One secret was his concentrated high-class activity, both as a player and as a student of the game. Fischer was exceptionally elected to membership of New York’s prestigious Manhattan Club. where the normal age limit was 18. He played incessant five-minute blitz against strong opponents, and he even acquired international experience on a high board for the Log Cabin club’s visit to Cuba.

At that time professional players in Britain and Western Europe were preparing openings with the aid of Chess Archives, edited by Euwe in the Netherlands, and were starting to add Soviet publications like Schachmatny Bulletin for up-to-date theory. Fischer knew them both, taught himself sufficient Russian to understand tournament bulletins from Moscow, and absorbed it all with his fast and accurate memory.

By mid-1956 he had advanced from the bottom half of the US Junior to winning it with a near-maximum score, and was already finishing high up in the US Open. Donaldson analyses and chronicles both Bobby’s rise and his later fall as his anti-semitic fixation took over his life.

Smyslov also had an unusual career start. He was coached by his father, a strong master who had once defeated the legendary Alexander Alekhine in a tournament, and only began play outside his family at 14.

There was a lucky break at 18, when he was called up for military service in 1940 during the Soviet invasion of Finland and rejected due to poor eyesight. That may have led, decades later, to his habit of peering at the board, then making a move to a new square with an individualistic screwing motion.

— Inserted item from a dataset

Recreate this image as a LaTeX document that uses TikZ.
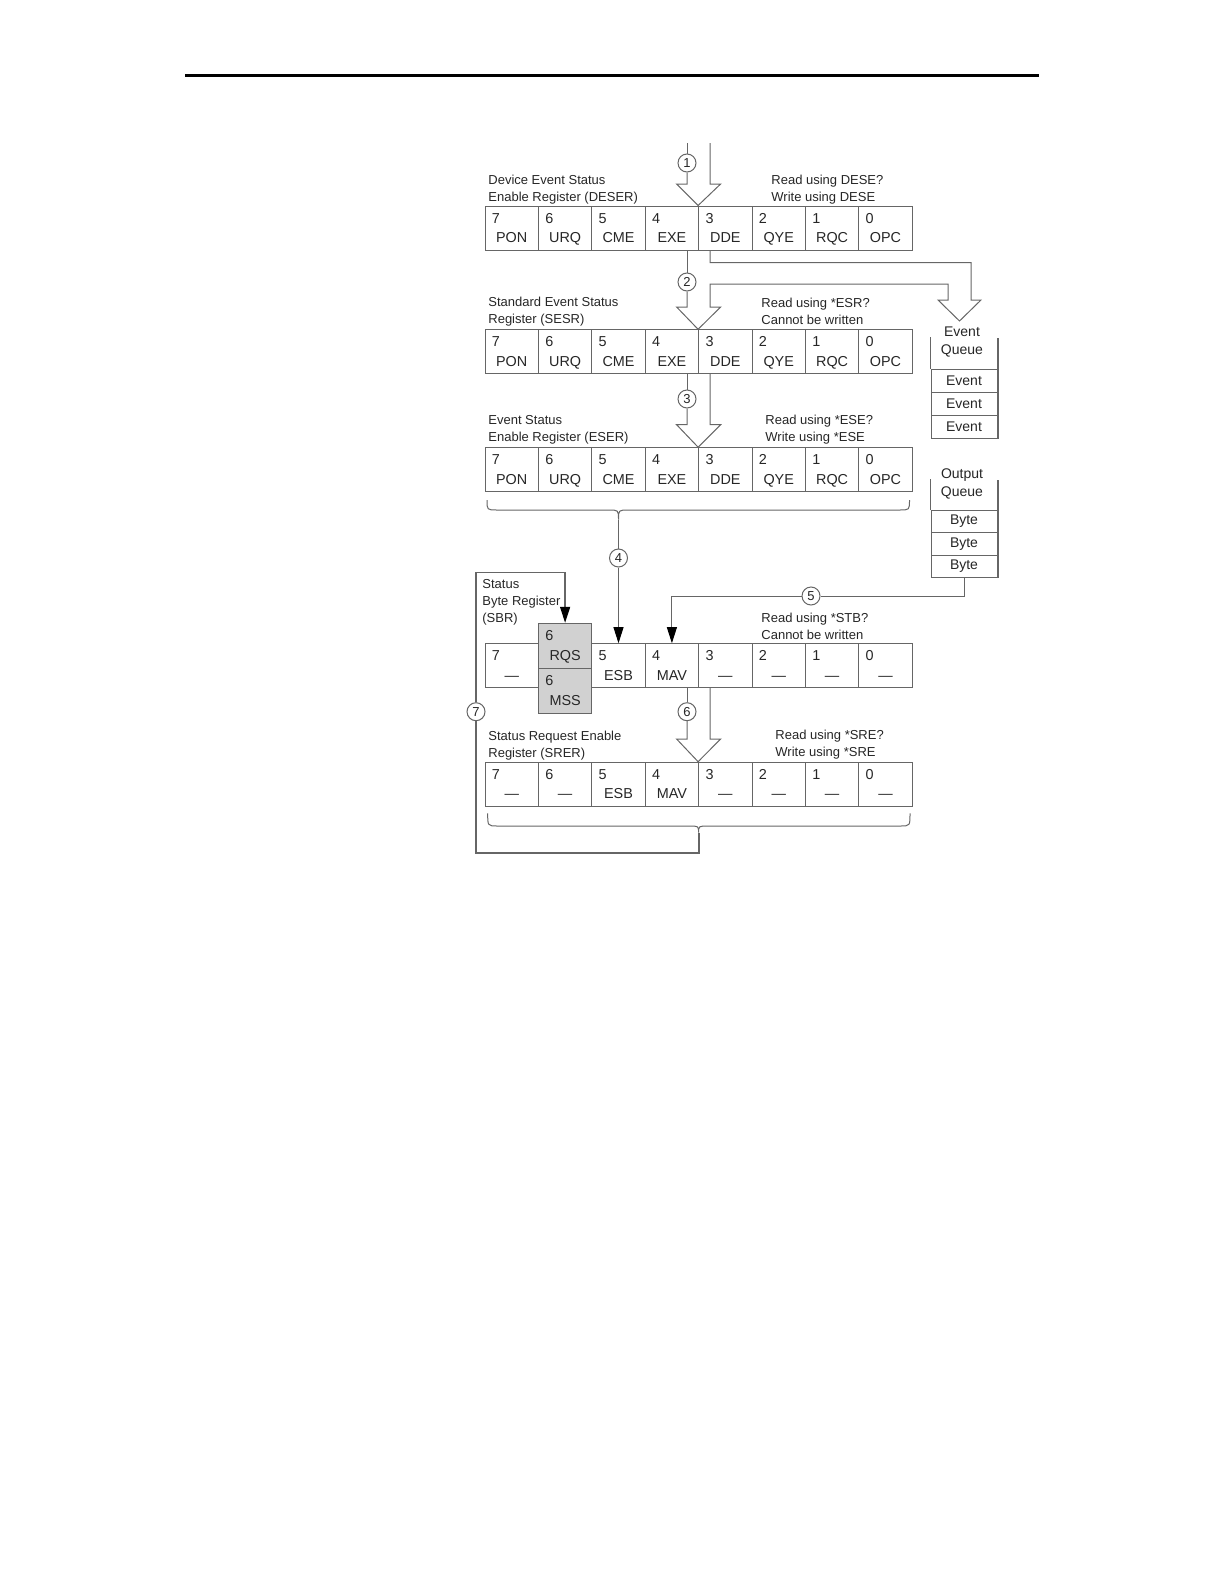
\documentclass[tikz,border=0pt]{standalone}
\usepackage{fontspec}
\setmainfont{Liberation Sans}
\usetikzlibrary{arrows.meta}

\begin{document}
\begin{tikzpicture}[x=0.5pt,y=-0.5pt]
                \tikzstyle{every node}+=[inner sep=0pt, text=black!85]
                \tikzstyle{cell}=[draw=black!60, line width=0.5pt, minimum width=26.7pt, minimum height=22pt, text height=14.7pt, text depth=0pt, font=\fontsize{7.2}{8}\selectfont]
                \tikzstyle{sbit}=[cell, fill=black!18, minimum height=22.5pt]
                \tikzstyle{bitno}=[anchor=north west, xshift=3.5pt, yshift=-3.6pt, font=\fontsize{7.2}{8}\selectfont]
                \tikzstyle{capt}=[anchor=west, align=left, font=\fontsize{6.5}{8.5}\selectfont]
                \tikzstyle{num}=[circle, draw=black!60, line width=0.5pt, fill=white, minimum size=9pt, font=\fontsize{6.5}{7}\selectfont]
                \tikzstyle{qrow}=[draw=black!60, line width=0.5pt, minimum width=33pt, minimum height=11.5pt, font=\fontsize{7}{8}\selectfont]
                \tikzstyle{qhead}=[align=center, font=\fontsize{7}{8.8}\selectfont]
                \tikzstyle{wire}=[draw=black!60, line width=0.5pt]
                \tikzstyle{ptr}=[wire, -{Triangle[length=8pt,width=5pt,color=black]}]
                \useasboundingbox (0,0) rectangle (1224,1584);
                \draw [line width=1.5pt] (185,76) -- (1039,76);
                % DESER
                \node[cell] (de7) at (511.7,228) {PON}; \node[bitno] at (de7.north west) {7};
                \node[cell] (de6) at (565.1,228) {URQ}; \node[bitno] at (de6.north west) {6};
                \node[cell] (de5) at (618.5,228) {CME}; \node[bitno] at (de5.north west) {5};
                \node[cell] (de4) at (671.9,228) {EXE}; \node[bitno] at (de4.north west) {4};
                \node[cell] (de3) at (725.3,228) {DDE}; \node[bitno] at (de3.north west) {3};
                \node[cell] (de2) at (778.7,228) {QYE}; \node[bitno] at (de2.north west) {2};
                \node[cell] (de1) at (832.1,228) {RQC}; \node[bitno] at (de1.north west) {1};
                \node[cell] (de0) at (885.5,228) {OPC}; \node[bitno] at (de0.north west) {0};
                \node[capt] (deserl) at (488,190) {Device Event Status\\Enable Register (DESER)};
                \node[capt] (deserr) at (771,190) {Read using DESE?\\Write using DESE};
                % SESR
                \node[cell] (se7) at (511.7,351.8) {PON}; \node[bitno] at (se7.north west) {7};
                \node[cell] (se6) at (565.1,351.8) {URQ}; \node[bitno] at (se6.north west) {6};
                \node[cell] (se5) at (618.5,351.8) {CME}; \node[bitno] at (se5.north west) {5};
                \node[cell] (se4) at (671.9,351.8) {EXE}; \node[bitno] at (se4.north west) {4};
                \node[cell] (se3) at (725.3,351.8) {DDE}; \node[bitno] at (se3.north west) {3};
                \node[cell] (se2) at (778.7,351.8) {QYE}; \node[bitno] at (se2.north west) {2};
                \node[cell] (se1) at (832.1,351.8) {RQC}; \node[bitno] at (se1.north west) {1};
                \node[cell] (se0) at (885.5,351.8) {OPC}; \node[bitno] at (se0.north west) {0};
                \node[capt] (sesrl) at (488,311.5) {Standard Event Status\\Register (SESR)};
                \node[capt] (sesrr) at (761,311.5) {Read using *ESR?\\Cannot be written};
                % ESER
                \node[cell] (es7) at (511.7,469.7) {PON}; \node[bitno] at (es7.north west) {7};
                \node[cell] (es6) at (565.1,469.7) {URQ}; \node[bitno] at (es6.north west) {6};
                \node[cell] (es5) at (618.5,469.7) {CME}; \node[bitno] at (es5.north west) {5};
                \node[cell] (es4) at (671.9,469.7) {EXE}; \node[bitno] at (es4.north west) {4};
                \node[cell] (es3) at (725.3,469.7) {DDE}; \node[bitno] at (es3.north west) {3};
                \node[cell] (es2) at (778.7,469.7) {QYE}; \node[bitno] at (es2.north west) {2};
                \node[cell] (es1) at (832.1,469.7) {RQC}; \node[bitno] at (es1.north west) {1};
                \node[cell] (es0) at (885.5,469.7) {OPC}; \node[bitno] at (es0.north west) {0};
                \node[capt] (eserl) at (488,430) {Event Status\\Enable Register (ESER)};
                \node[capt] (eserr) at (765,430) {Read using *ESE?\\Write using *ESE};
                % SBR
                \node[cell] (sb7) at (511.7,665.7) {—}; \node[bitno] at (sb7.north west) {7};
                \node[cell] (sb5) at (618.5,665.7) {ESB}; \node[bitno] at (sb5.north west) {5};
                \node[cell] (sb4) at (671.9,665.7) {MAV}; \node[bitno] at (sb4.north west) {4};
                \node[cell] (sb3) at (725.3,665.7) {—}; \node[bitno] at (sb3.north west) {3};
                \node[cell] (sb2) at (778.7,665.7) {—}; \node[bitno] at (sb2.north west) {2};
                \node[cell] (sb1) at (832.1,665.7) {—}; \node[bitno] at (sb1.north west) {1};
                \node[cell] (sb0) at (885.5,665.7) {—}; \node[bitno] at (sb0.north west) {0};
                \node[sbit] (rqs) at (565.1,645.8) {RQS}; \node[bitno] at (rqs.north west) {6};
                \node[sbit] (mss) at (565.1,690.8) {MSS}; \node[bitno] at (mss.north west) {6};
                \node[capt] (sbrl) at (482,602) {Status\\Byte Register\\(SBR)};
                \node[capt] (sbrr) at (761,626.7) {Read using *STB?\\Cannot be written};
                % SRER
                \node[cell] (sr7) at (511.7,784.2) {—}; \node[bitno] at (sr7.north west) {7};
                \node[cell] (sr6) at (565.1,784.2) {—}; \node[bitno] at (sr6.north west) {6};
                \node[cell] (sr5) at (618.5,784.2) {ESB}; \node[bitno] at (sr5.north west) {5};
                \node[cell] (sr4) at (671.9,784.2) {MAV}; \node[bitno] at (sr4.north west) {4};
                \node[cell] (sr3) at (725.3,784.2) {—}; \node[bitno] at (sr3.north west) {3};
                \node[cell] (sr2) at (778.7,784.2) {—}; \node[bitno] at (sr2.north west) {2};
                \node[cell] (sr1) at (832.1,784.2) {—}; \node[bitno] at (sr1.north west) {1};
                \node[cell] (sr0) at (885.5,784.2) {—}; \node[bitno] at (sr0.north west) {0};
                \node[capt] (srerl) at (488,746) {Status Request Enable\\Register (SRER)};
                \node[capt] (srerr) at (775,744.6) {Read using *SRE?\\Write using *SRE};
                % queues
                \node[qhead] (evq) at (962,342) {Event\\Queue};
                \node[qrow] (ev1) at (964,380.5) {Event};
                \node[qrow] (ev2) at (964,403.5) {Event};
                \node[qrow] (ev3) at (964,426.5) {Event};
                \draw [wire] (ev1.north west) -- ++(0,-32);
                \draw [wire, line width=1pt] (ev3.south east) -- ++(0,-101);
                \node[qhead] (outq) at (962,484) {Output\\Queue};
                \node[qrow, minimum height=11.25pt] (ob1) at (964,521.25) {Byte};
                \node[qrow, minimum height=11.25pt] (ob2) at (964,543.75) {Byte};
                \node[qrow, minimum height=11.25pt] (ob3) at (964,566.25) {Byte};
                \draw [wire] (ob1.north west) -- ++(0,-31);
                \draw [wire, line width=1pt] (ob3.south east) -- ++(0,-98.5);
                % numbered steps
                \node[num] (n1) at (687,163) {1};
                \node[num] (n2) at (687,282) {2};
                \node[num] (n3) at (687,399) {3};
                \node[num] (n4) at (618.5,558) {4};
                \node[num] (n5) at (811,596) {5};
                \node[num] (n6) at (687,711.7) {6};
                \node[num] (n7) at (476,711.7) {7};
                \coordinate (eqtip) at (959.5,321);
                \coordinate (b4) at (618.5,519.5);
                \coordinate (b7) at (698.6,832.7);
                % hollow arrows
                \draw [wire] (687,143) -- (n1);
                \draw [wire] (n1) -- (687,184) -- (676.6,184) -- (de3.north west) -- (720.6,184) -- (710.2,184) -- (710.2,143);
                \draw [wire] (687,250) -- (n2);
                \draw [wire] (n2) -- (687,307) -- (676.6,307) -- (se3.north west) -- (720.6,307) -- (710.2,307) -- (710.2,284) -- (948,284) -- (948,300) -- (938,300) -- (eqtip) -- (981,300) -- (971,300) -- (971,262.7) -- (710.2,262.7) -- (710.2,250);
                \draw [wire] (687,373.8) -- (n3);
                \draw [wire] (n3) -- (687,424.7) -- (676.6,424.7) -- (es3.north west) -- (720.6,424.7) -- (710.2,424.7) -- (710.2,373.8);
                \draw [wire] (687,687.7) -- (n6);
                \draw [wire] (n6) -- (687,739) -- (676.6,739) -- (sr3.north west) -- (720.6,739) -- (710.2,739) -- (710.2,687.7);
                % braces and pointers
                \draw [wire] (487,500) .. controls (487,510) .. (497,510) -- (608.5,510) .. controls (618.5,510) .. (b4) .. controls (618.5,510) .. (628.5,510) -- (899.5,510) .. controls (909.5,510) .. (909.5,500);
                \draw [wire] (b4) -- (n4);
                \draw [ptr] (n4) -- (sb5.north);
                \draw [wire] (ob3.south) |- (n5);
                \draw [ptr] (n5) -| (sb4.north);
                \draw [wire] (487.7,813.3) .. controls (487.7,826) .. (497.7,826) -- (688.6,826) .. controls (698.6,826) .. (b7) .. controls (698.6,826) .. (708.6,826) -- (900,826) .. controls (910,826) .. (910,813.3);
                \draw [wire, line width=0.9pt] (b7) -- (698.6,852.7) -- (476,852.7) -- (n7);
                \draw [ptr, line width=0.7pt] (n7) -- (476,572.3) -- (565.1,572.3) -- (rqs.north);
            \end{tikzpicture}
\end{document}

Smyslov had luck, too, in the mid-1940s when he had rivals in the race to become No 2 in the USSR behind Mikhail Botvinnik. Soviet officials wanted reliable team players, so were impressed when Smyslov scored 7.5/8 in the radio and over-the-board matches against the US and Britain in 1945-47, helped by a critical time pressure moment in his second game against Samuel Reshevsky, who blundered by 39 Ne4?? when 39 Nb7! Ra8 40 Bd6 Bf5 41 Qe5! (a discovery of the deeply researched new book) is winning.

3714: 1…Kb4! 2 a4 Kc5! 3 a5 Kd6! 3 a6 Ke7! 4 a7 Be4 and wins (5 a8Q Bxa8 6 Kg6 Kf8).